I. FACTS AND PROCEDURAL HISTORY
Plaintiff Caroline J. Karl owns real property located at 8928 Wynne St., Reno, Nevada, 89506, APN: 080-893-01 (the "Property"). (Compl. ¶ 1, May 24, 2010, ECF No. 1-2). Plaintiff does not allege facts concerning the terms of the promissory note or deed of trust (the "DOT"), but notes that QLS recorded a notice of default (the "NOD") on May 4, 2010. ( See id. ¶ 2). Plaintiff admits default, allegedly due to an upwardly adjusting interest rate on the note. ( See id. ¶ 10). She cannot sell the home to satisfy the note, because due to the crash of the housing market the home is worth far less than the balance on the note. ( Id.).
QLS attached the DOT to its motion for summary judgment. Plaintiff gave the DOT on the Property to secure an adjustable-rate, thirty-year loan of $232,000. ( See DOT 1-2, Nov. 3, 2006, ECF No. 8-1, at 1; Adjustable Rate Rider 1, Nov. 3, 2006, ECF No. 8-1, at 17). The lender and trustee under the DOT was non-party Universal American Mortgage Co. of California ("UAMC"), and Mortgage Electronic Registration Systems, Inc. ("MERS") was listed as the "nominee" and "beneficiary." ( See DOT 1-2). The interest rate on the note was fixed at 6.75% per annum until December 1, 2011, ( see Adjustable Rate Rider 1), which undermines Plaintiff's allegation that the default was due to the adjustable nature of the note. QLS recorded the NOD on May 4, 2010. ( See NOD 1, May 4, 2010, ECF No. 8-2). On June 14, 2010, America's Servicing Co. ("ASC") recorded MERS' assignment of the DOT (in its capacity as UAMC's nominee) from UAMC to HSBC. ( See Assignment of DOT 1-2, June 14, 2010, ECF No. 8-3, at 1-2).

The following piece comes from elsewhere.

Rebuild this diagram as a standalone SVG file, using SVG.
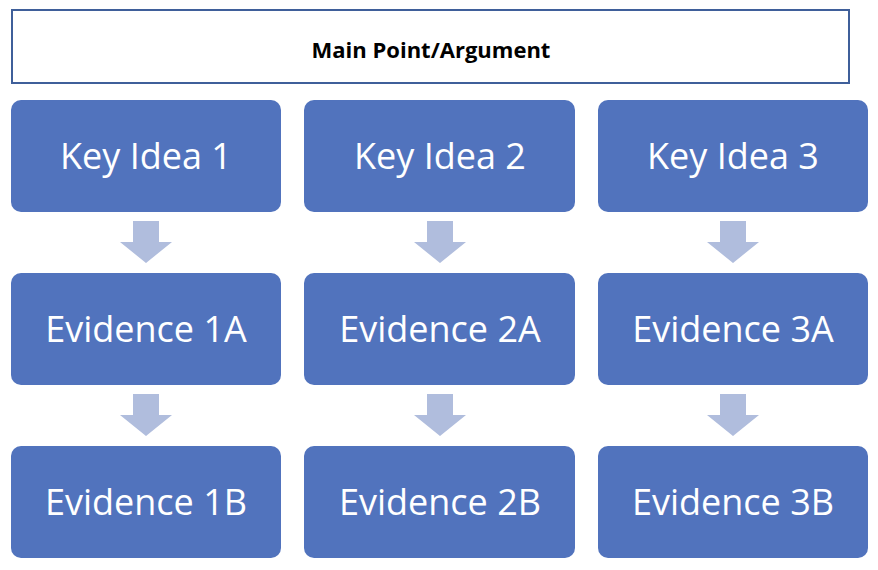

Plaintiff sued QLS; HSBC Bank, USA ("HSBC"); and ASC in state court on five causes of action: (1) Declaratory Relief; (2) Debt Collection Violations Under Nevada Revised Statutes ("NRS") Chapter 649; (3) Unfair and Deceptive Trade Practices Under NRS Chapter 598; (4) Unfair Lending Practices Under NRS Chapter 598D; and (5) Quiet Title. Defendants removed. The Court denied a motion to remand and granted summary judgment in part. Plaintiff now asks the Court to stay the case until the Nevada Supreme Court decides the following questions certified to it by the Ninth Circuit in Chapman v. Deutsche Bank National Trust Co., No. 10-15215:
1. Is a quiet title action under Nevada Revised Statutes § 40.010, which is premised on an allegedly invalid trustee's sale under Nevada Revised Statutes § 107.080(5)(a), properly characterized under Nevada law as a proceeding in personam, in rem, or quasi in rem?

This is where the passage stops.